==== Provided data ====

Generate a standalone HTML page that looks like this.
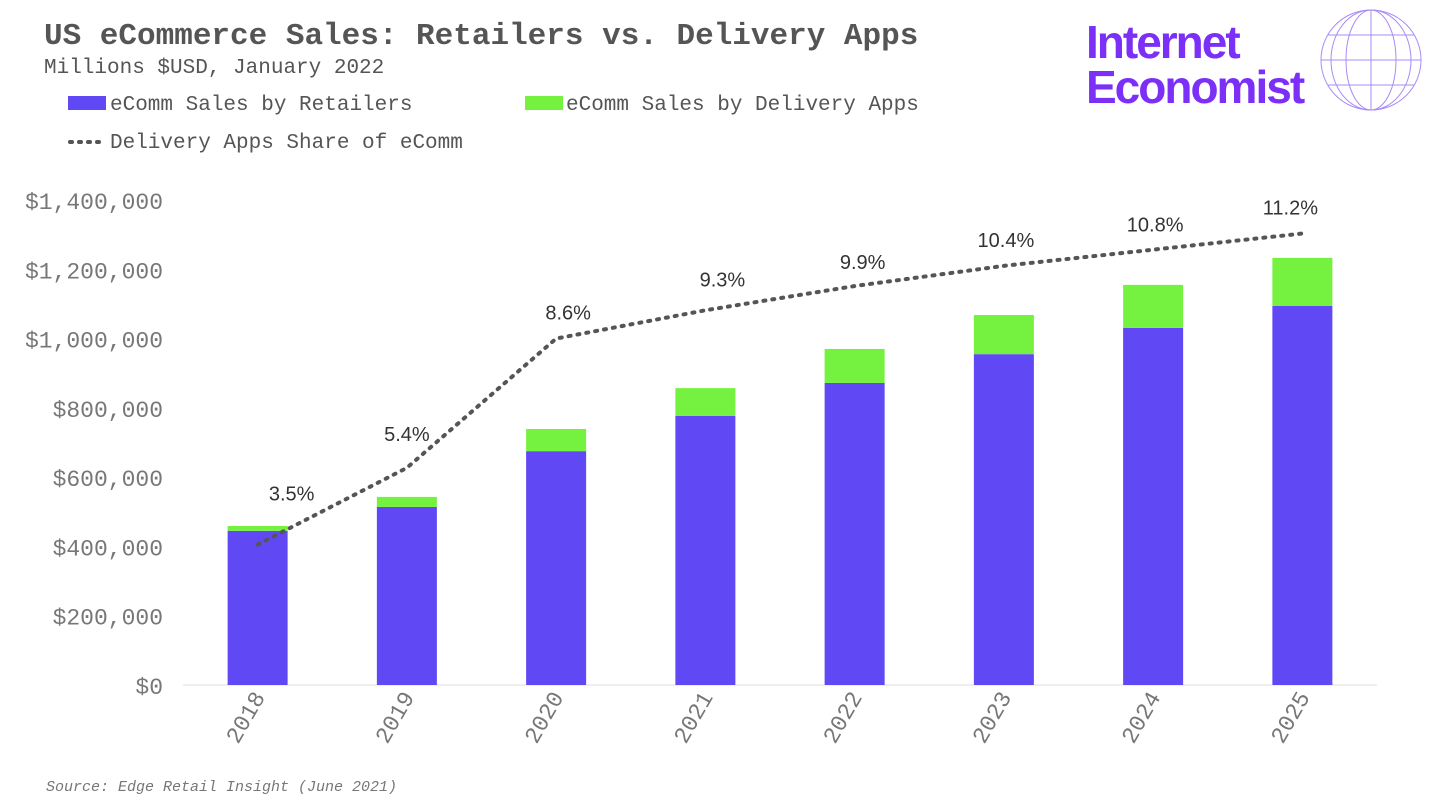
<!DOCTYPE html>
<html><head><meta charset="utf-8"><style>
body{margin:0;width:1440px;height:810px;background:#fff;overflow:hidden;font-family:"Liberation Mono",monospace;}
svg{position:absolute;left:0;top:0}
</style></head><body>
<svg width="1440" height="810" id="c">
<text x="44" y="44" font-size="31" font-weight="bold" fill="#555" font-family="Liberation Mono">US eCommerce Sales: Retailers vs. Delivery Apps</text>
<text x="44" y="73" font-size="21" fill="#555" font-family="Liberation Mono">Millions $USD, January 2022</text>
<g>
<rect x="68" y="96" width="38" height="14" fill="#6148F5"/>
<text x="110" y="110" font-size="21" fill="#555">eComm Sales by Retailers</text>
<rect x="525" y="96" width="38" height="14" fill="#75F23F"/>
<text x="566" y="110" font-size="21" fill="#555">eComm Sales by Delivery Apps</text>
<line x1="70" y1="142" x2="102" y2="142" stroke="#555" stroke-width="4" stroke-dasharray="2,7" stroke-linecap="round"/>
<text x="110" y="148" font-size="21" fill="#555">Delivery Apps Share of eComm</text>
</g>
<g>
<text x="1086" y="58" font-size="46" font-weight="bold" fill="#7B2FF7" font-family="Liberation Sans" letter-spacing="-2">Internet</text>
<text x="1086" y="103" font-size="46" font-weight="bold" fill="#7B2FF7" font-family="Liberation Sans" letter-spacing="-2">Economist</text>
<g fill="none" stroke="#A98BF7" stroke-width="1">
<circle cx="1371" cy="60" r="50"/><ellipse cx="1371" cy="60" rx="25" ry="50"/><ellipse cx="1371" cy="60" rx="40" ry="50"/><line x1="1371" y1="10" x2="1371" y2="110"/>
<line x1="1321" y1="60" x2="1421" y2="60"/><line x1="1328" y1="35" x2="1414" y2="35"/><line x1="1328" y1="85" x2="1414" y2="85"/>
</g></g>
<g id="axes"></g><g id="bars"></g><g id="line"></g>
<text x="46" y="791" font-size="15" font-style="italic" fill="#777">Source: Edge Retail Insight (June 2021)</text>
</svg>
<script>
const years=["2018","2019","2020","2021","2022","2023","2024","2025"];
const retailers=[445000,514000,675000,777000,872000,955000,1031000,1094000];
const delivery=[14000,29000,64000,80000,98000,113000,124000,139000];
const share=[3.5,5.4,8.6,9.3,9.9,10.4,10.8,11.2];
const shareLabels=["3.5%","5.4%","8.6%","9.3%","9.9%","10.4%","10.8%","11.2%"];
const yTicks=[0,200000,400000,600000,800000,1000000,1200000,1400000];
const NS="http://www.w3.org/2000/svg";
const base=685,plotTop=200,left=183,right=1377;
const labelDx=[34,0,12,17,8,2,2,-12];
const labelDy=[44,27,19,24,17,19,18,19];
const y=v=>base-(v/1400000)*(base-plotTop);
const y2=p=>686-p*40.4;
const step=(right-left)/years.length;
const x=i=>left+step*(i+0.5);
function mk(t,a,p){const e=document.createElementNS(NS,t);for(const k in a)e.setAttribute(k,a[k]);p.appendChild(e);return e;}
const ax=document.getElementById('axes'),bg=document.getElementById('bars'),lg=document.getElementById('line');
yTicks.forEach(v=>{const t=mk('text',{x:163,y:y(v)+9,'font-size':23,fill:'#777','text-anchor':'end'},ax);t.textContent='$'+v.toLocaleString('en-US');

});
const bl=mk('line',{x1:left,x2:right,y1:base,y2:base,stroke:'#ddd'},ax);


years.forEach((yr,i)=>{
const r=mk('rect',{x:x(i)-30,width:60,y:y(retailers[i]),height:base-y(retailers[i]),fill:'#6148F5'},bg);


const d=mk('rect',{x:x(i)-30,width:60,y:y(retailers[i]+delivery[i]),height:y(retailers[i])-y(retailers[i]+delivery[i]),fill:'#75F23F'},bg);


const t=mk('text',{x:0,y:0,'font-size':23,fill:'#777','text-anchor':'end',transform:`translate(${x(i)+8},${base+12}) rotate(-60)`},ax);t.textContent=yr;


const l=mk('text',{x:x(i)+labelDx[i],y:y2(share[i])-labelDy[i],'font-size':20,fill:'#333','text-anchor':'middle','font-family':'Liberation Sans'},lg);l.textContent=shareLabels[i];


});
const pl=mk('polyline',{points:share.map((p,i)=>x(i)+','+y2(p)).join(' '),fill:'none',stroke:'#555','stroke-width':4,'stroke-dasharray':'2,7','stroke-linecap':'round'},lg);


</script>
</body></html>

====

▸ **Task**: Repeat the material verbatim. Do not carry over any picture.

▸ **Full output**:
Generate a standalone HTML page that looks like this.
<!DOCTYPE html>
<html><head><meta charset="utf-8"><style>
body{margin:0;width:1440px;height:810px;background:#fff;overflow:hidden;font-family:"Liberation Mono",monospace;}
svg{position:absolute;left:0;top:0}
</style></head><body>
<svg width="1440" height="810" id="c">
<text x="44" y="44" font-size="31" font-weight="bold" fill="#555" font-family="Liberation Mono">US eCommerce Sales: Retailers vs. Delivery Apps</text>
<text x="44" y="73" font-size="21" fill="#555" font-family="Liberation Mono">Millions $USD, January 2022</text>
<g>
<rect x="68" y="96" width="38" height="14" fill="#6148F5"/>
<text x="110" y="110" font-size="21" fill="#555">eComm Sales by Retailers</text>
<rect x="525" y="96" width="38" height="14" fill="#75F23F"/>
<text x="566" y="110" font-size="21" fill="#555">eComm Sales by Delivery Apps</text>
<line x1="70" y1="142" x2="102" y2="142" stroke="#555" stroke-width="4" stroke-dasharray="2,7" stroke-linecap="round"/>
<text x="110" y="148" font-size="21" fill="#555">Delivery Apps Share of eComm</text>
</g>
<g>
<text x="1086" y="58" font-size="46" font-weight="bold" fill="#7B2FF7" font-family="Liberation Sans" letter-spacing="-2">Internet</text>
<text x="1086" y="103" font-size="46" font-weight="bold" fill="#7B2FF7" font-family="Liberation Sans" letter-spacing="-2">Economist</text>
<g fill="none" stroke="#A98BF7" stroke-width="1">
<circle cx="1371" cy="60" r="50"/><ellipse cx="1371" cy="60" rx="25" ry="50"/><ellipse cx="1371" cy="60" rx="40" ry="50"/><line x1="1371" y1="10" x2="1371" y2="110"/>
<line x1="1321" y1="60" x2="1421" y2="60"/><line x1="1328" y1="35" x2="1414" y2="35"/><line x1="1328" y1="85" x2="1414" y2="85"/>
</g></g>
<g id="axes"></g><g id="bars"></g><g id="line"></g>
<text x="46" y="791" font-size="15" font-style="italic" fill="#777">Source: Edge Retail Insight (June 2021)</text>
</svg>
<script>
const years=["2018","2019","2020","2021","2022","2023","2024","2025"];
const retailers=[445000,514000,675000,777000,872000,955000,1031000,1094000];
const delivery=[14000,29000,64000,80000,98000,113000,124000,139000];
const share=[3.5,5.4,8.6,9.3,9.9,10.4,10.8,11.2];
const shareLabels=["3.5%","5.4%","8.6%","9.3%","9.9%","10.4%","10.8%","11.2%"];
const yTicks=[0,200000,400000,600000,800000,1000000,1200000,1400000];
const NS="http://www.w3.org/2000/svg";
const base=685,plotTop=200,left=183,right=1377;
const labelDx=[34,0,12,17,8,2,2,-12];
const labelDy=[44,27,19,24,17,19,18,19];
const y=v=>base-(v/1400000)*(base-plotTop);
const y2=p=>686-p*40.4;
const step=(right-left)/years.length;
const x=i=>left+step*(i+0.5);
function mk(t,a,p){const e=document.createElementNS(NS,t);for(const k in a)e.setAttribute(k,a[k]);p.appendChild(e);return e;}
const ax=document.getElementById('axes'),bg=document.getElementById('bars'),lg=document.getElementById('line');
yTicks.forEach(v=>{const t=mk('text',{x:163,y:y(v)+9,'font-size':23,fill:'#777','text-anchor':'end'},ax);t.textContent='$'+v.toLocaleString('en-US');

});
const bl=mk('line',{x1:left,x2:right,y1:base,y2:base,stroke:'#ddd'},ax);


years.forEach((yr,i)=>{
const r=mk('rect',{x:x(i)-30,width:60,y:y(retailers[i]),height:base-y(retailers[i]),fill:'#6148F5'},bg);


const d=mk('rect',{x:x(i)-30,width:60,y:y(retailers[i]+delivery[i]),height:y(retailers[i])-y(retailers[i]+delivery[i]),fill:'#75F23F'},bg);


const t=mk('text',{x:0,y:0,'font-size':23,fill:'#777','text-anchor':'end',transform:`translate(${x(i)+8},${base+12}) rotate(-60)`},ax);t.textContent=yr;


const l=mk('text',{x:x(i)+labelDx[i],y:y2(share[i])-labelDy[i],'font-size':20,fill:'#333','text-anchor':'middle','font-family':'Liberation Sans'},lg);l.textContent=shareLabels[i];


});
const pl=mk('polyline',{points:share.map((p,i)=>x(i)+','+y2(p)).join(' '),fill:'none',stroke:'#555','stroke-width':4,'stroke-dasharray':'2,7','stroke-linecap':'round'},lg);


</script>
</body></html>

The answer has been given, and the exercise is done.